Mayor Cooper proposes $10 million plan to help city rebound

Posted at 9:13 PM, Mar 16, 2021

NASHVILLE, Tenn. (WTVF) — Mayor John Cooper is proposing an investment of more than $10 million to help Nashville Rebound from the pandemic and much more.

In some way, this one-time grant will likely impact you as long as you live in Metro Nashville. At least that’s what it looks like on the surface of this new plan that would still need Metro Council approval. Mayor Cooper’s Local Support Grant takes state funding which any other time would go to shore up the city’s budget, but not this time.
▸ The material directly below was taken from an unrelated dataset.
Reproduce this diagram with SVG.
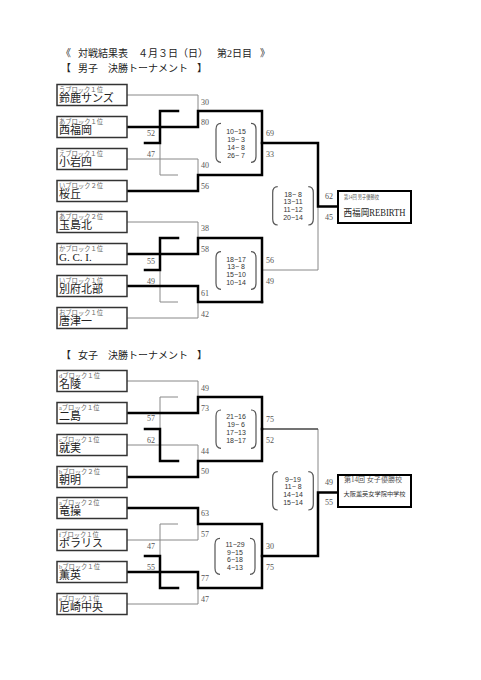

Mayor Cooper says he plans to use this money for the following:

  • $5 million for the city’s Barnes Fund for affordable housing
  • $1 million to small and micro business recovery
  • $2 million to support local nonprofit partners working to end gun and other violent crimes
  • $1 million sent to Metro Public Health to support behavioral health resources
  • $500,000 to support 2nd Avenue recovery
  • $500,000 for Nashville Convention and Visitors Corp. to recruit diverse and inclusive COVID-safe events.

Most of these concerns were made more apparent during the pandemic, as neighborhoods and business owners struggled financially. 108 local businesses are currently on the waitlist at Pathway Lending for recovery assistance grants. 40 percent of their funding so far has gone to minority-owned businesses.

“They are queued up, ready to go, but it doesn’t have enough money and this helps fund that,” Cooper said.

Mayor Cooper says the city is in a much better place now to reinvest into programs like these and the Barnes Fund. The city had to suspend its typical contribution to the program designed to create affordable housing, because of last year’s financial downturn.

“We’ve gone a long way to redress those problems and put the city back on a stable financial footing so this grant doesn’t have to go to repair our broken balance sheet. Now we can use it to affirmatively do good in our community,” Cooper said.

At least $2 million will create grants for nonprofit groups in Nashville working to improve public safety through their community outreach. Mayor Cooper and others believe this will fulfill recommendations from his Policing Policy Commission.

Sharon Roberson is a member of the commission and said, “partnering with and investing in the groups working to make our neighborhoods safer was one of the Policing Policy Commission’s most important recommendations. I want to thank Mayor Cooper for making a major down payment on that recommendation.”

2021 began with a spike in violent crime and Mayor Cooper says this funding should find its way to the nonprofits making our neighborhoods safer.

Another $1 million would be set aside for behavioral health concerns. Funding would go to Metro Public Health who would then assess the city’s behavioral health capacity. Mayor Cooper says mental health is an area we need to spend more time talking about.

“With COVID, people being shut in, feeling isolated, the country divided, a pandemic that we didn’t know that much about, we clearly see a lot of need there,” said Cooper.

Services like the mobile crisis unit could see a few improvements with the funding which include providing a behavioral health specialist to respond to crises. The result according to the mayor would be a reduction in pressure on police and other emergency personnel.

Finally, the mayor’s plan will also include $500,000 in funding for the 2nd Avenue recovery following the Christmas Day bombing. Metro Planning would use half the money for capital planning recommendations and “other visualizations to help residents imagine a future historic 2nd avenue.”

Metro Public Works would use the other half of the funding to restore publicly-owned infrastructures like roadways, lighting, and other streetscaping.